Now, lest my brothers "of the Lord's table" be discouraged by being named as heretics of the baptism (1Cor.11:17-19; James 2:6-9; Acts 10:47-48), we need to hold onto what is good from this fellowship of communion with the Lord (1Thess.5:19-22). I am helped by the fact that John and his proponents remember to use wisdom to derive the voice of the Father as coming through the Son since it was the Father's will to reveal Himself through the image of the Son (Jn.14:6-12). This faithful saying thunders truth to us: "The name of the Father is so in Him that His voice in the law is the Father's voice, for it follows in verse 22, "But if you shall indeed obey His voice, and do all that I speak (Ex.23:21-22). Therefore, to be under the law of Christ is to be under the law of God" (pg.30). But I can only agree with this "in the context" of Christ as the law was actually in the hand of Christ (Jn.10:1-8, 15-18, 24-38/emphasis: v:35).

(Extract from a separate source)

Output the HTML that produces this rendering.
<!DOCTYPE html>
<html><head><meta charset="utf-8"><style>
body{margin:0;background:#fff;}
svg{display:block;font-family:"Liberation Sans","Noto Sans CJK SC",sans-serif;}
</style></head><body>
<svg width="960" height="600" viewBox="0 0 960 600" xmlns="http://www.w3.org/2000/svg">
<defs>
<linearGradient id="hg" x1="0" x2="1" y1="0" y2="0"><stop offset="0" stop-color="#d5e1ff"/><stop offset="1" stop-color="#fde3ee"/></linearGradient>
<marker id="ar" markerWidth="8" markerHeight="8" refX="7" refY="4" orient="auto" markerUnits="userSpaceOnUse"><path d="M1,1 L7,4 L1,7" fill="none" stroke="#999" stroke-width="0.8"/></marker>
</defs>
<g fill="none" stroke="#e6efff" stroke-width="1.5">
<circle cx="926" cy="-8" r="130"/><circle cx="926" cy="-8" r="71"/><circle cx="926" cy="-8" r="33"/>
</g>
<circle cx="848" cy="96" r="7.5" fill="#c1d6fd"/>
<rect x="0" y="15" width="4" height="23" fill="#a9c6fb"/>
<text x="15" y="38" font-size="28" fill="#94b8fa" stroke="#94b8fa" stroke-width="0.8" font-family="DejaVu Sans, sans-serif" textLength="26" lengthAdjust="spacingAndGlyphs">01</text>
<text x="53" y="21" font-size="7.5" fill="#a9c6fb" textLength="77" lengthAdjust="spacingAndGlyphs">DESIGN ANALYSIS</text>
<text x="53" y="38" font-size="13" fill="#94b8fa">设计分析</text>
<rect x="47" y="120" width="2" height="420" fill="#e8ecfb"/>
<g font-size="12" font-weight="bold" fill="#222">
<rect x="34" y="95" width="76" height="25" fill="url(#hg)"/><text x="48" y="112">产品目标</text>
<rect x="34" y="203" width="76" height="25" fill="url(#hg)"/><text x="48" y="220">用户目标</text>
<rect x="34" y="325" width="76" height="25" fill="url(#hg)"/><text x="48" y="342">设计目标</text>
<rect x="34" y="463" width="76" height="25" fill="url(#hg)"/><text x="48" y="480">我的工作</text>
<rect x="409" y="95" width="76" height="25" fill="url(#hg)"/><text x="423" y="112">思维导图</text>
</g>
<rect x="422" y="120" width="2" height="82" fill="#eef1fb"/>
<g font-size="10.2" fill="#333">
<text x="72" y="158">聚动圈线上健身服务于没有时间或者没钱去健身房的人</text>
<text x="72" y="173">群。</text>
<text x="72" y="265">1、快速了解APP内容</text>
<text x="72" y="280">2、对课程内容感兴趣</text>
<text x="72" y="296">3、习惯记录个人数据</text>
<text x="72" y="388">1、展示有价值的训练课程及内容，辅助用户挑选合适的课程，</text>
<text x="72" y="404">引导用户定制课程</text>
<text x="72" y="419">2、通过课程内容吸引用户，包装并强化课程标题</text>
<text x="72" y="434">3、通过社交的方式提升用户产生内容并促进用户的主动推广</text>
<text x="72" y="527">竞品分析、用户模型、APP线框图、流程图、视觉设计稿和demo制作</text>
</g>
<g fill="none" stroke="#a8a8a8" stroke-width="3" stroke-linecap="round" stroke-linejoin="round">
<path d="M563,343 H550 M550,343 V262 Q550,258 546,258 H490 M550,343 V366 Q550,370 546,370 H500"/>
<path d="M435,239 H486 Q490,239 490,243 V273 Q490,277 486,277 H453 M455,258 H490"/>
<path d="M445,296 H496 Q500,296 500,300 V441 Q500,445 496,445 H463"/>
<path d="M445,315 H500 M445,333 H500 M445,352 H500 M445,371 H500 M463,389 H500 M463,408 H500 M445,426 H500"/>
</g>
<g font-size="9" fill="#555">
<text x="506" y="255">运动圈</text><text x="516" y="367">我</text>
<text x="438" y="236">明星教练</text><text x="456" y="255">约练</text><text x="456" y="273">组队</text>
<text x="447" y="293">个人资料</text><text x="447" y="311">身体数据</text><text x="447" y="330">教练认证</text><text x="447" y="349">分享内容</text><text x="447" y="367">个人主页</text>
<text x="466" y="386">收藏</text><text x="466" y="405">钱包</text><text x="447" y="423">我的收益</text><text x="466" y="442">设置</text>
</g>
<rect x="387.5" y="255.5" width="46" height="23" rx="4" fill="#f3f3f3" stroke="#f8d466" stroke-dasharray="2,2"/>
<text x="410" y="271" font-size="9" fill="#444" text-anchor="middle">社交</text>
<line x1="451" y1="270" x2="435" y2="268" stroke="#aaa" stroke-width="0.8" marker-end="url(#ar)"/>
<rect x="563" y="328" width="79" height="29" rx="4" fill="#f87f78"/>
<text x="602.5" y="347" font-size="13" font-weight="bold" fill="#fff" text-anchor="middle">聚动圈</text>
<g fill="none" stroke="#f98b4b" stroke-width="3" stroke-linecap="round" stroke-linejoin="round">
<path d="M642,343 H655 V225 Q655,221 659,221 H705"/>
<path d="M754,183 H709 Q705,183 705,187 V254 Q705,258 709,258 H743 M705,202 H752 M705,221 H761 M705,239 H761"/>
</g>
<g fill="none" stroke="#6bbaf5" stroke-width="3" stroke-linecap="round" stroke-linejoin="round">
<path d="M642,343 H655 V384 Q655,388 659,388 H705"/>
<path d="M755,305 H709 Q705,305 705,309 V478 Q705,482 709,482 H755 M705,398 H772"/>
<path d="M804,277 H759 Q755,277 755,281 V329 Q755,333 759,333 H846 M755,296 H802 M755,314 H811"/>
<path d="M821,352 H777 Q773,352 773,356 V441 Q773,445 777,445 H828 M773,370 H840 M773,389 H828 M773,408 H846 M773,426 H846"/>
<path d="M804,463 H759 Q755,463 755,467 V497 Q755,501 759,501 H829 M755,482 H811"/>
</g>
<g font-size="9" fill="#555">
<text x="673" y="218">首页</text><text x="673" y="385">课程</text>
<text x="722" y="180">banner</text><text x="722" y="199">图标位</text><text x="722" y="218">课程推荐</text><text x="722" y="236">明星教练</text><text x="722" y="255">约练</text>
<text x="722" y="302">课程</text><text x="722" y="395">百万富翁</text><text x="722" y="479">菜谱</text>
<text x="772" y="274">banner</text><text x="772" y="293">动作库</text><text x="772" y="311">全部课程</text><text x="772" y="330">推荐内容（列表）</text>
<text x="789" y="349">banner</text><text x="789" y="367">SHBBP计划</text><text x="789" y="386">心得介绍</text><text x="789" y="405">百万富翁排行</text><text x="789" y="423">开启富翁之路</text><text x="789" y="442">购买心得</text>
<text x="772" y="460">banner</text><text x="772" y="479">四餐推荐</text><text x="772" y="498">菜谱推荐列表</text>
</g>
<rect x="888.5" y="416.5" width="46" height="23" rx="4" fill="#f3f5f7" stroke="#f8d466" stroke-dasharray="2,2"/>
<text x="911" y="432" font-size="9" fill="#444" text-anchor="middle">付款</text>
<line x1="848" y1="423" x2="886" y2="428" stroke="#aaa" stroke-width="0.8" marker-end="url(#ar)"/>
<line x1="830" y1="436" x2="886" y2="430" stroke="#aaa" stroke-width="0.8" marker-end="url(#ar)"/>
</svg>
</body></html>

If the law of nature, being under the terms of Covenant Theology as the same as the Ten Commandments, is the Father's voice, then the nature of the commandments in the form of the Almighty Ten demand our immediate death (Ps.51:5-6; Gen.2:17). But if Christ is the fulfillment of that "voice" that caused Adam to hide and Cain to murder (Gen.3:9-11; 4:4-10/emphasis: vs.11-12), the voice of the nature of that law is silenced (Rom.7:14, 24; Heb.12:18-24/emphasis: v.24), and a new voice emerges with a new law written upon the heart (Rom.7:25-8:2; Heb.3:7-4:16), not through the work of Adam's representation of the likeness (Rom.2:15; 5:14), which was corruptible (Rom.6:23), but through the work of Christ's representation of the likeness (Jn.3:11-15; Eph.2:1-10), which was incorruptible (Matt.5:17-20, 48; 2Cor.1:22; 2Tim.2:19).